Divided Bosnians vote after nationalist campaign

Supporters of the Social Democratic Party (SDP) at a rally in Sarajevo, 1 October 2010
Image caption Bosnians were electing five presidents, 13 prime ministers and 700 MPs

Bosnians have voted in presidential and parliamentary elections after a campaign that focused on the ethnic divisions in the country.

Fifteen years after the country's inter-ethnic war, key political parties urged Bosnians to vote for candidates of their own ethnic group.

The complex constitution means voters were choosing five presidents and 700 MPs.

The elections may also decide if Bosnia moves closer towards the EU and Nato.

More than 5,000 polling stations opened at 0500 GMT across Bosnia and closed at 1700 GMT.

Some three million people were eligible to elect leaders of the central government and two semi-autonomous regions, the Serb Republic (Republika Srpska) and the Muslim-Croat Federation.

They were also deciding who will take the seats in the central parliament and in the two regional assemblies.

The two separate entities were set up by the 1995 Dayton peace accord, which ended the 1992-95 Bosnian war.
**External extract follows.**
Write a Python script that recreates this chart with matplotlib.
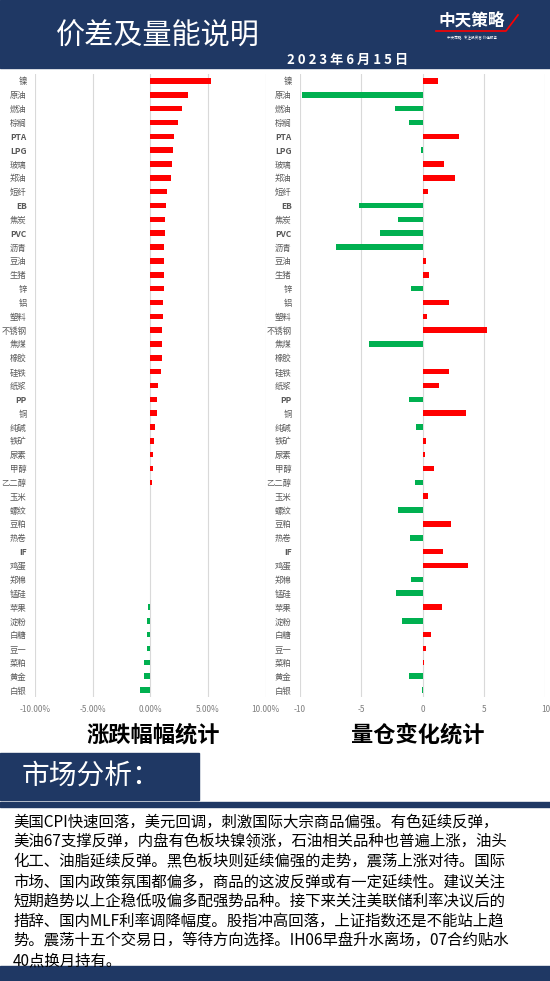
import numpy as np
import matplotlib.pyplot as plt

plt.rcParams['font.family'] = ['Noto Sans CJK SC', 'DejaVu Sans']

# ---- data ----
categories = ['镍', '原油', '燃油', '棕榈', 'PTA', 'LPG', '玻璃', '郑油', '短纤', 'EB',
              '焦炭', 'PVC', '沥青', '豆油', '生猪', '锌', '铝', '塑料', '不锈钢', '焦煤',
              '橡胶', '硅铁', '纸浆', 'PP', '铜', '纯碱', '铁矿', '尿素', '甲醇', '乙二醇',
              '玉米', '螺纹', '豆粕', '热卷', 'IF', '鸡蛋', '郑棉', '锰硅', '苹果', '淀粉',
              '白糖', '豆一', '菜粕', '黄金', '白银']

# price change, %
pct_change = [5.3, 3.26, 2.77, 2.4, 2.06, 1.97, 1.89, 1.8, 1.43, 1.37,
              1.29, 1.29, 1.2, 1.2, 1.2, 1.17, 1.11, 1.11, 0.97, 0.97,
              0.97, 0.91, 0.69, 0.6, 0.6, 0.43, 0.34, 0.26, 0.26, 0.17,
              0.0, 0.0, 0.0, 0.0, -0.06, -0.06, -0.06, -0.06, -0.23, -0.26,
              -0.26, -0.26, -0.57, -0.57, -0.94]

# volume / open interest change
vol_change = [1.25, -9.8, -2.26, -1.09, 2.96, -0.14, 1.74, 2.6, 0.43, -5.19,
              -2.01, -3.48, -7.07, 0.24, 0.52, -0.95, 2.15, 0.35, 5.22, -4.38,
              0.0, 2.12, 1.3, -1.11, 3.53, -0.54, 0.27, 0.22, 0.92, -0.6,
              0.43, -2.01, 2.31, -1.03, 1.66, 3.7, -0.95, -2.17, 1.55, -1.68,
              0.68, 0.27, 0.11, -1.11, -0.05]

pct_ticks = [-10, -5, 0, 5, 10]
pct_ticklabels = ['-10.00%', '-5.00%', '0.00%', '5.00%', '10.00%']
vol_ticks = [-10, -5, 0, 5, 10]
vol_ticklabels = ['-10', '-5', '0', '5', '10']

analysis_lines = [
    '美国CPI快速回落，美元回调，刺激国际大宗商品偏强。有色延续反弹，',
    '美油67支撑反弹，内盘有色板块镍领涨，石油相关品种也普遍上涨，油头',
    '化工、油脂延续反弹。黑色板块则延续偏强的走势，震荡上涨对待。国际',
    '市场、国内政策氛围都偏多，商品的这波反弹或有一定延续性。建议关注',
    '短期趋势以上企稳低吸偏多配强势品种。接下来关注美联储利率决议后的',
    '措辞、国内MLF利率调降幅度。股指冲高回落，上证指数还是不能站上趋',
    '势。震荡十五个交易日，等待方向选择。IH06早盘升水离场，07合约贴水',
    '40点换月持有。',
]

NAVY = '#1f3864'
RED = '#ff0000'
GREEN = '#00b050'

W, H = 550, 981
fig = plt.figure(figsize=(W / 100, H / 100), dpi=100)


def px_axes(x0, y0, x1, y1):
    return fig.add_axes([x0 / W, 1 - y1 / H, (x1 - x0) / W, (y1 - y0) / H])


# background layer in pixel coordinates
bg = px_axes(0, 0, W, H)
bg.set_xlim(0, W)
bg.set_ylim(H, 0)
bg.axis('off')

# header band
bg.add_patch(plt.Rectangle((0, 0), W, 68, color=NAVY))
bg.text(158, 37, '价差及量能说明', color='white', fontsize=21,
        ha='center', va='center')
bg.text(348, 60, '2 0 2 3 年 6 月 1 5 日', color='white', fontsize=9.5,
        fontweight='bold', ha='center', va='center')
# logo
bg.text(472, 21, '中天策略', color='white', fontsize=12, fontweight='bold',
        ha='center', va='center')
bg.plot([436, 506, 518], [31, 31, 15], color=RED, lw=1.2)
bg.text(472, 38, '中天策略   专注投资者 价值服务', color='white', fontsize=2.6,
        ha='center', va='center')

# chart titles
bg.text(153, 735, '涨跌幅幅统计', color='black', fontsize=16,
        fontweight='bold', ha='center', va='center')
bg.text(418, 735, '量仓变化统计', color='black', fontsize=16,
        fontweight='bold', ha='center', va='center')

# market analysis box
bg.add_patch(plt.Rectangle((0, 753), 199, 47, color=NAVY))
bg.text(22, 776, '市场分析：', color='white', fontsize=20, ha='left', va='center')
bg.add_patch(plt.Rectangle((0, 802), W, 5, color=NAVY))
for i, line in enumerate(analysis_lines):
    bg.text(13, 822 + i * 19.9, line, color='black', fontsize=11.1,
            ha='left', va='center')
bg.add_patch(plt.Rectangle((0, 966), W, H - 966, color=NAVY))


def bar_panel(x0, x1, values, ticks, ticklabels):
    ax = px_axes(x0, 74, x1, 697)
    ax.patch.set_alpha(0)
    y = np.arange(len(categories))
    colors = [RED if v > 0 else GREEN for v in values]
    ax.barh(y, values, height=0.4, color=colors, zorder=3)
    ax.set_xlim(-10, 10)
    ax.set_ylim(len(categories) - 0.5, -0.5)
    ax.set_yticks(y)
    ax.set_yticklabels(categories, fontsize=6, color='#595959')
    for lbl in ax.get_yticklabels():
        if lbl.get_text().isascii():
            lbl.set_fontweight('bold')
    ax.set_xticks(ticks)
    ax.set_xticklabels(ticklabels, fontsize=6, color='#7f7f7f')
    ax.tick_params(length=0)
    ax.tick_params(axis='y', pad=6)
    ax.tick_params(axis='x', pad=6)
    ax.grid(axis='x', color='#d9d9d9', lw=0.8, zorder=0)
    for s in ax.spines.values():
        s.set_visible(False)
    return ax


bar_panel(35, 265.7, pct_change, pct_ticks, pct_ticklabels)
bar_panel(300, 545.3, vol_change, vol_ticks, vol_ticklabels)

plt.savefig('out.png', dpi=100)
With the country's political forces at a stalemate, the election campaign was dominated by nationalist rhetoric from Muslim, Croat and Serb leaders to mobilise their own ethnic vote.

The outgoing Serb Prime Minister Milorad Dodik, who now runs for the presidency of the Serb Republic, said he was committed to "fight for Republika Srpska" and against centralisation.

Bosnian Croat nationalist leader Dragan Covic also based his campaign on calls for a separate Croat entity within Bosnia.

Voting plea

The BBC's Mark Lowen in Sarajevo says that some voters worry that the same political figures will continue in power.

There is also some frustration about the campaign focusing on nationalist issues rather than political reforms and economic recovery, our correspondent says.

However, he adds that multi-ethnic parties might benefit from new voters as they strive for economic and political reform to move Bosnia towards EU and Nato membership.

The High Representative to Bosnia-Hercegovina, Valentin Inzko, earlier called on Bosnians to go to the polls and vote for change.

"Please, get out and vote on Sunday," Mr Inzko said. "This is your country, and it is your democratic responsibility to decide about its future."

Bosnia's fragile economy, already hampered by corruption and political bickering, was hit hard by the global financial crisis.

Official statistics show that unemployment was at 43% in July.